• WRITTEN EXERCISE:
Copy the data word for word, keeping every line.

• SUPPLIED DATA:
☆ ☆ ☆ ☆

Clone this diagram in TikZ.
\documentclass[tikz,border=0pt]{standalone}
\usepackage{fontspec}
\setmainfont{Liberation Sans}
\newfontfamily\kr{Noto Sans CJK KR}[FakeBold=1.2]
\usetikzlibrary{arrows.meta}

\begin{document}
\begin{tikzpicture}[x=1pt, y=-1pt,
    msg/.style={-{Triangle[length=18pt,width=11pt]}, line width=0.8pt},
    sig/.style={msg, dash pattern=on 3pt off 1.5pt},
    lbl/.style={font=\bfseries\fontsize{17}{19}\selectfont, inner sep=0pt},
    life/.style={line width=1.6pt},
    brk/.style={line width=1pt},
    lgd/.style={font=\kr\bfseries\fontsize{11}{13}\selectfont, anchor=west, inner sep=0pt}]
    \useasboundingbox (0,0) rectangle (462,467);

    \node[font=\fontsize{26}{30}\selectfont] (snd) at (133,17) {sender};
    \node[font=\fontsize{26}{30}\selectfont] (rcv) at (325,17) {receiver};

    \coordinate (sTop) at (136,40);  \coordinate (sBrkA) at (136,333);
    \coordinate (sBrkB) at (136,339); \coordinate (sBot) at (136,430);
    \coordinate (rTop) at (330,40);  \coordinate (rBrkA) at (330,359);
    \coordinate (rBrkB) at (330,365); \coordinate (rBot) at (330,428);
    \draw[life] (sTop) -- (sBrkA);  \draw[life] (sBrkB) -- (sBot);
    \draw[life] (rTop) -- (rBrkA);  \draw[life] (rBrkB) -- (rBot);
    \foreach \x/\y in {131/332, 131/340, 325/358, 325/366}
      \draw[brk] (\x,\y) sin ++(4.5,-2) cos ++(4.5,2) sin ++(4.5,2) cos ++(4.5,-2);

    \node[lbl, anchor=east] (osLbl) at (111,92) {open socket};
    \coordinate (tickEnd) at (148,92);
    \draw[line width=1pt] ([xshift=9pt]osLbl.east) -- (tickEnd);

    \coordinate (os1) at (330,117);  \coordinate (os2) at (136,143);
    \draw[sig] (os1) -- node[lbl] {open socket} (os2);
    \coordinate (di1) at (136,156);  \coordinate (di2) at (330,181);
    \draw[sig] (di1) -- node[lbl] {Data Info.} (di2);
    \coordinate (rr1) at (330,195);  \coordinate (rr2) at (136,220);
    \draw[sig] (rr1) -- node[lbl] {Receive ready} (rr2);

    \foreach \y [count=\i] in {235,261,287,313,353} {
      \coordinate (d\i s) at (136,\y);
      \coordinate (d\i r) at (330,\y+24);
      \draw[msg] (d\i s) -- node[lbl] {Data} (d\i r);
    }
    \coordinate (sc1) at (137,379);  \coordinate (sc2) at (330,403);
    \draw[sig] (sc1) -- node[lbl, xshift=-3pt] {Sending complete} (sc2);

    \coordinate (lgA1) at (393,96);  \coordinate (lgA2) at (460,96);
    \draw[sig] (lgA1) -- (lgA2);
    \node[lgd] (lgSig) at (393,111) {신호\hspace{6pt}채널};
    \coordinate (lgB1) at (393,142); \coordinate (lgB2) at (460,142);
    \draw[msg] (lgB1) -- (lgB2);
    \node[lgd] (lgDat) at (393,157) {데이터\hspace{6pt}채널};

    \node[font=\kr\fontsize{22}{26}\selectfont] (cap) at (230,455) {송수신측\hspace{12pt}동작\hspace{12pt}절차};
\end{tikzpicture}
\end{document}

☆ ☆ ☆ ☆

• WRITTEN ANSWER:
Clone this diagram in TikZ.
\documentclass[tikz,border=0pt]{standalone}
\usepackage{fontspec}
\setmainfont{Liberation Sans}
\newfontfamily\kr{Noto Sans CJK KR}[FakeBold=1.2]
\usetikzlibrary{arrows.meta}

\begin{document}
\begin{tikzpicture}[x=1pt, y=-1pt,
    msg/.style={-{Triangle[length=18pt,width=11pt]}, line width=0.8pt},
    sig/.style={msg, dash pattern=on 3pt off 1.5pt},
    lbl/.style={font=\bfseries\fontsize{17}{19}\selectfont, inner sep=0pt},
    life/.style={line width=1.6pt},
    brk/.style={line width=1pt},
    lgd/.style={font=\kr\bfseries\fontsize{11}{13}\selectfont, anchor=west, inner sep=0pt}]
    \useasboundingbox (0,0) rectangle (462,467);

    \node[font=\fontsize{26}{30}\selectfont] (snd) at (133,17) {sender};
    \node[font=\fontsize{26}{30}\selectfont] (rcv) at (325,17) {receiver};

    \coordinate (sTop) at (136,40);  \coordinate (sBrkA) at (136,333);
    \coordinate (sBrkB) at (136,339); \coordinate (sBot) at (136,430);
    \coordinate (rTop) at (330,40);  \coordinate (rBrkA) at (330,359);
    \coordinate (rBrkB) at (330,365); \coordinate (rBot) at (330,428);
    \draw[life] (sTop) -- (sBrkA);  \draw[life] (sBrkB) -- (sBot);
    \draw[life] (rTop) -- (rBrkA);  \draw[life] (rBrkB) -- (rBot);
    \foreach \x/\y in {131/332, 131/340, 325/358, 325/366}
      \draw[brk] (\x,\y) sin ++(4.5,-2) cos ++(4.5,2) sin ++(4.5,2) cos ++(4.5,-2);

    \node[lbl, anchor=east] (osLbl) at (111,92) {open socket};
    \coordinate (tickEnd) at (148,92);
    \draw[line width=1pt] ([xshift=9pt]osLbl.east) -- (tickEnd);

    \coordinate (os1) at (330,117);  \coordinate (os2) at (136,143);
    \draw[sig] (os1) -- node[lbl] {open socket} (os2);
    \coordinate (di1) at (136,156);  \coordinate (di2) at (330,181);
    \draw[sig] (di1) -- node[lbl] {Data Info.} (di2);
    \coordinate (rr1) at (330,195);  \coordinate (rr2) at (136,220);
    \draw[sig] (rr1) -- node[lbl] {Receive ready} (rr2);

    \foreach \y [count=\i] in {235,261,287,313,353} {
      \coordinate (d\i s) at (136,\y);
      \coordinate (d\i r) at (330,\y+24);
      \draw[msg] (d\i s) -- node[lbl] {Data} (d\i r);
    }
    \coordinate (sc1) at (137,379);  \coordinate (sc2) at (330,403);
    \draw[sig] (sc1) -- node[lbl, xshift=-3pt] {Sending complete} (sc2);

    \coordinate (lgA1) at (393,96);  \coordinate (lgA2) at (460,96);
    \draw[sig] (lgA1) -- (lgA2);
    \node[lgd] (lgSig) at (393,111) {신호\hspace{6pt}채널};
    \coordinate (lgB1) at (393,142); \coordinate (lgB2) at (460,142);
    \draw[msg] (lgB1) -- (lgB2);
    \node[lgd] (lgDat) at (393,157) {데이터\hspace{6pt}채널};

    \node[font=\kr\fontsize{22}{26}\selectfont] (cap) at (230,455) {송수신측\hspace{12pt}동작\hspace{12pt}절차};
\end{tikzpicture}
\end{document}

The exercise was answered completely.